Personal information
- Full name: Charles Edward MacCormick
- Born: 29 January 1862 Sydney, New South Wales, Australia
- Died: 30 July 1945 (aged 83) Auckland, New Zealand
- Relations: Arthur MacCormick (brother); Evan MacCormick (brother);

Domestic team information
- 1884/85–1893/94: Auckland
- Source: ESPNcricinfo, 16 June 2016

= Charles MacCormick =

New Zealand cricketer and judge (1862–1945)
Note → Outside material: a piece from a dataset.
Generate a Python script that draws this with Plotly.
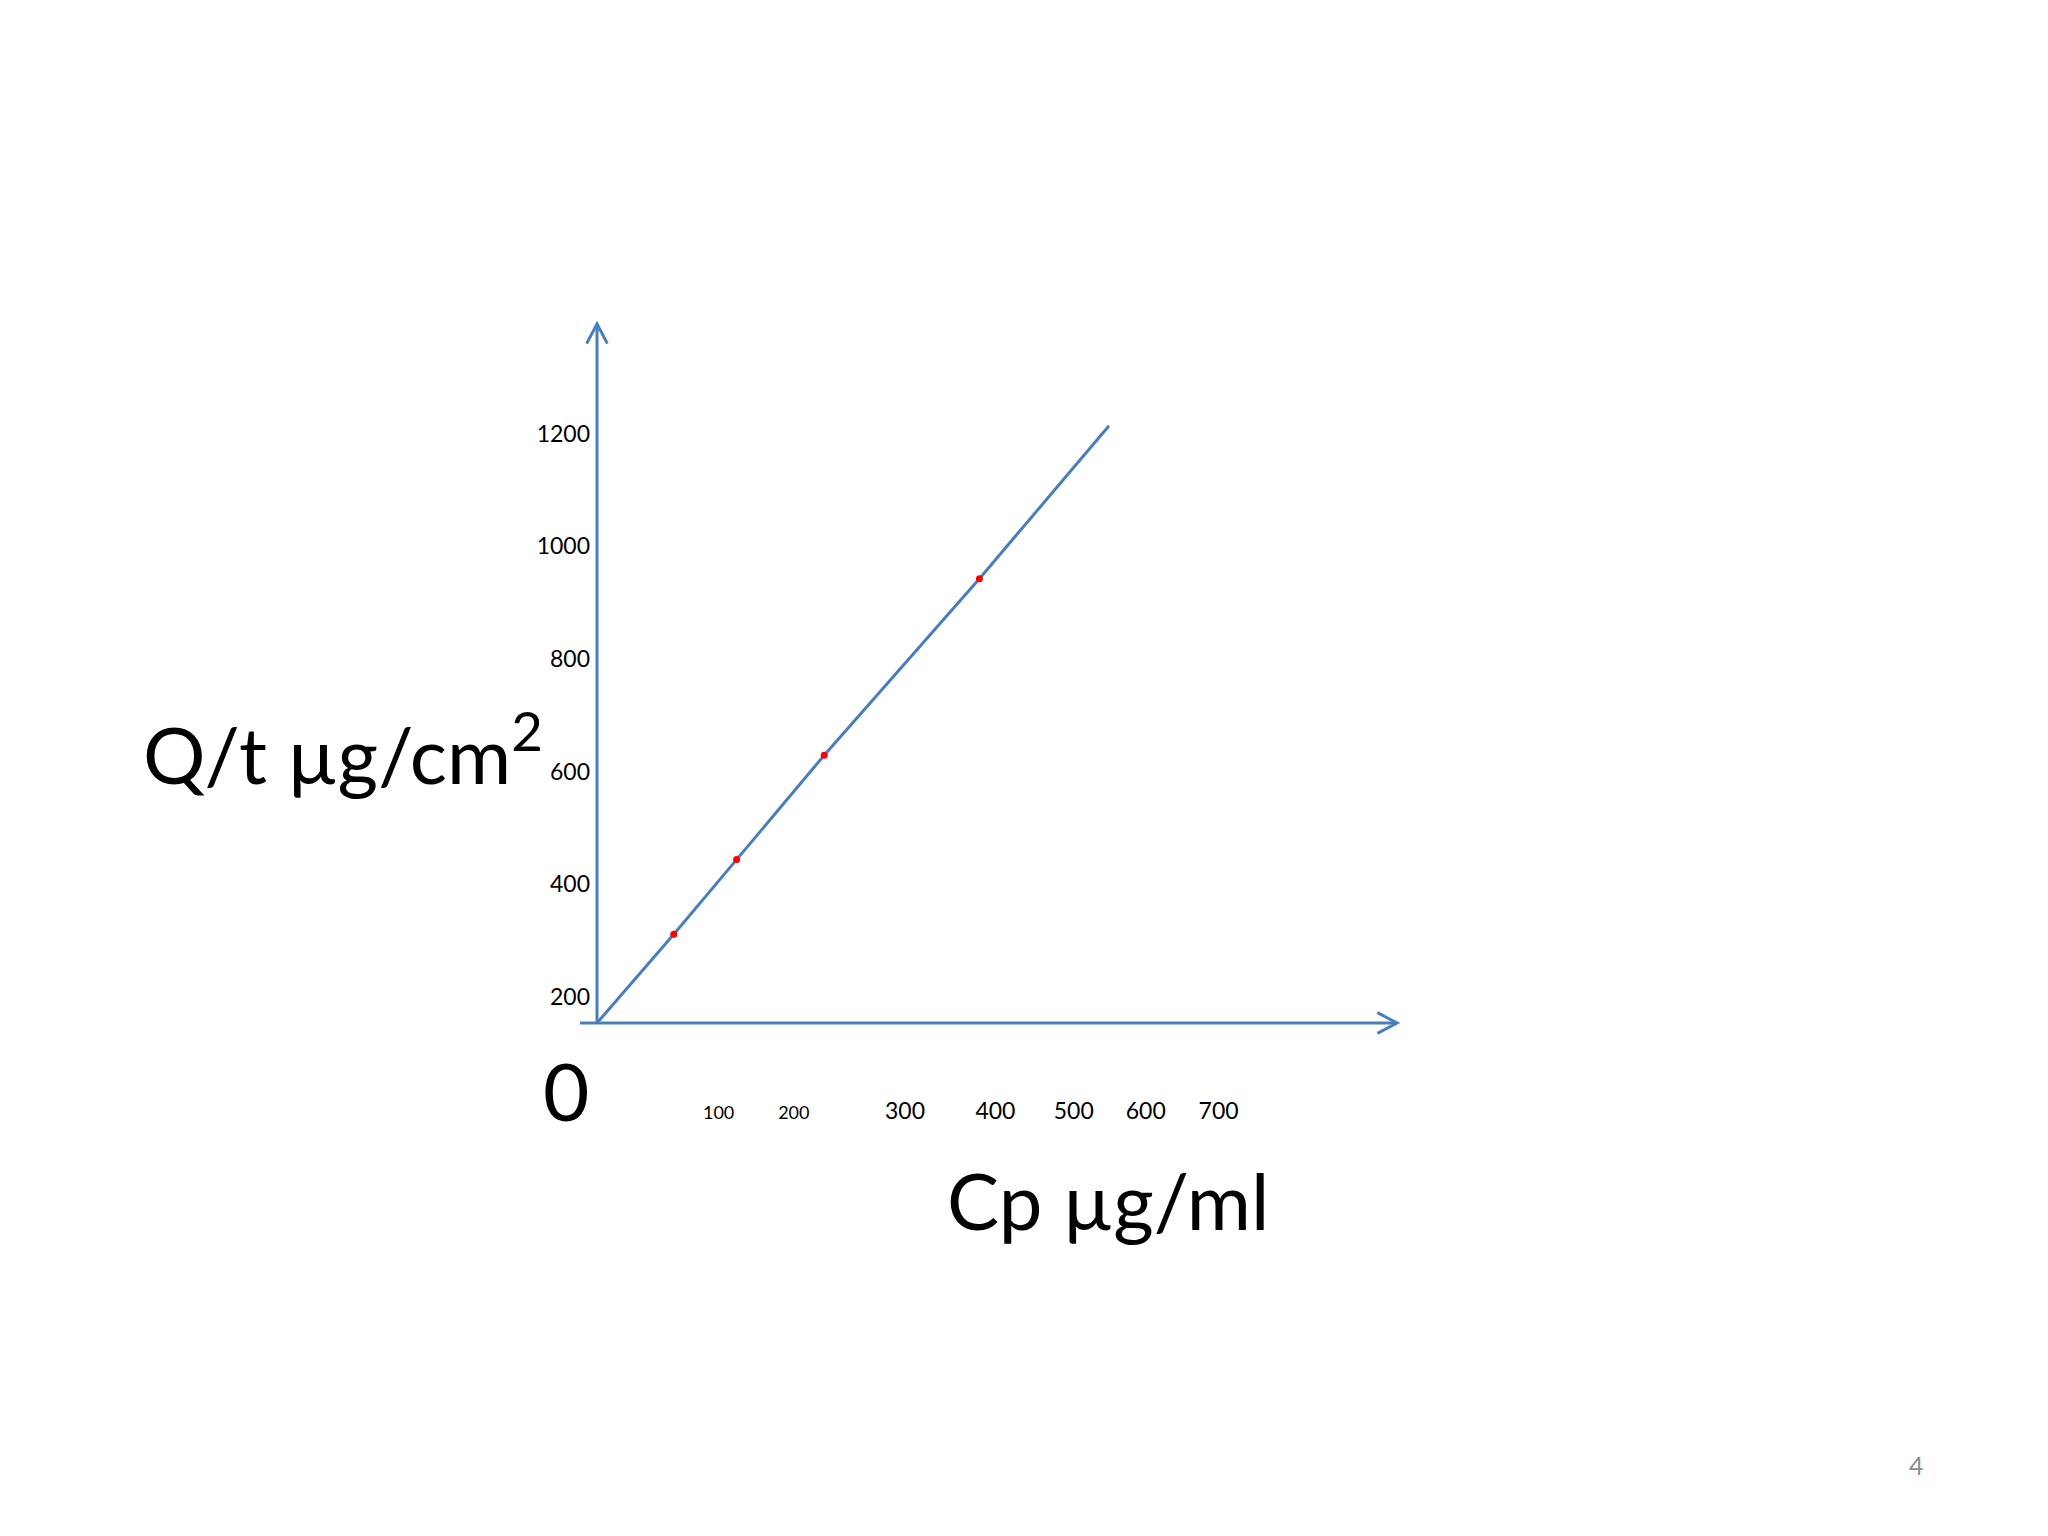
import plotly.graph_objects as go

# Valores (Cp en µg/ml, Q/t en µg/cm2)
cp_linea = [0, 96, 174.5, 284, 478, 640]
qt_linea = [153.6, 311, 443.7, 629, 942.4, 1214]

cp_puntos = [96, 174.5, 284, 478]
qt_puntos = [311, 443.7, 629, 942.4]

qt_ticks = [200, 400, 600, 800, 1000, 1200]
cp_tick_vals = [152, 246, 385, 498, 596, 686, 777]
cp_tick_text = ["100", "200", "300", "400", "500", "600", "700"]

# Geometría de la figura (pixeles de la página)
ancho, alto = 2048, 1536
cuerpo = 8  # margen por defecto del <body>
izq, der, arriba, abajo = 597, 1397, 324, 1023
w_plot = der - izq
h_plot = abajo - arriba

azul = "#4A7EBB"
fuente = "Lato"


def papel(px, py):
    """Convierte pixeles de la página a coordenadas 'paper'."""
    return (px - izq) / w_plot, (abajo - py) / h_plot


fig = go.Figure()

fig.add_trace(go.Scatter(
    x=cp_linea, y=qt_linea, mode="lines",
    line=dict(color=azul, width=3),
    hoverinfo="skip"
))

fig.add_trace(go.Scatter(
    x=cp_puntos, y=qt_puntos, mode="markers",
    marker=dict(color="red", size=7, symbol="circle"),
    hoverinfo="skip"
))

# Ejes dibujados como flechas abiertas
ax, ay = 10.4 / w_plot, 19.6 / h_plot
bx, by = 19.6 / w_plot, 10.4 / h_plot
ejes = [
    dict(type="line", x0=0, x1=0, y0=0, y1=1),
    dict(type="line", x0=-17 / w_plot, x1=1, y0=0, y1=0),
    dict(type="path", path=f"M {-ax},{1 - ay} L 0,1 L {ax},{1 - ay}"),
    dict(type="path", path=f"M {1 - bx},{by} L 1,0 L {1 - bx},{-by}"),
]
for s in ejes:
    fig.add_shape(xref="x domain", yref="y domain",
                  line=dict(color=azul, width=3), **s)

# Textos grandes
textos = [
    ("Q/t µg/cm<sup>2</sup>", 343, 749, 78, "black"),
    ("Cp µg/ml", 1108, 1200, 78, "black"),
    ("0", 566, 1090, 80, "black"),
    ("4", 1916, 1465, 25, "#8c8c8c"),
]
for t, px, py, tam, color in textos:
    xp, yp = papel(px, py)
    fig.add_annotation(x=xp, y=yp, xref="paper", yref="paper", text=t,
                       showarrow=False, xanchor="center", yanchor="middle",
                       font=dict(family=fuente, size=tam, color=color))

etiquetas_x = [
    f'<span style="font-size:18px">{t}</span>' if t in ("100", "200") else t
    for t in cp_tick_text
]

fig.update_xaxes(
    range=[0, 1000], tickvals=cp_tick_vals, ticktext=etiquetas_x,
    showgrid=False, zeroline=False, showline=False, ticks="",
    ticklabelstandoff=72,
    tickfont=dict(family=fuente, size=23, color="black")
)
fig.update_yaxes(
    range=[153.6, 1394.7], tickvals=qt_ticks,
    showgrid=False, zeroline=False, showline=False, ticks="",
    ticklabelstandoff=6,
    tickfont=dict(family=fuente, size=23, color="black")
)

ancho_fig, alto_fig = ancho - cuerpo, alto - cuerpo
fig.update_layout(
    width=ancho_fig, height=alto_fig,
    margin=dict(l=izq - cuerpo, r=ancho_fig - (der - cuerpo),
                t=arriba - cuerpo, b=alto_fig - (abajo - cuerpo), pad=0),
    plot_bgcolor="white", paper_bgcolor="white",
    showlegend=False
)

fig.write_html("out.html")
Charles Edward MacCormick (29 January 1862 – 30 July 1945) was an Australian-born lawyer, judge and cricketer. He played five first-class matches in New Zealand for Auckland between the 1884–85 and 1893–94 seasons.

Charles MacCormick was born at Balmain in Sydney, Australia in 1862, one of 11 children. He was the son of Charles MacCormick, a barrister who worked at the Supreme Court of New South Wales. The family moved to Auckland in New Zealand in 1865 and MacCormick was educated at Auckland Grammar School and Auckland University College.

MacCormick trained as a lawyer and was clerk to Thomas DuFaur before becoming a partner in the firm in around 1900. The firm specialised in Māori land law, and in 1906 MacCormick was appointed as one of the judges of the Native Land Court. In 1940 he became the court's Chief Justice. He served as the President of the New Zealand Amateur Athletic Association and was involved in running cricket and rugby union clubs in Auckland.

MacCormick died at Auckland in 1945. He was aged 83.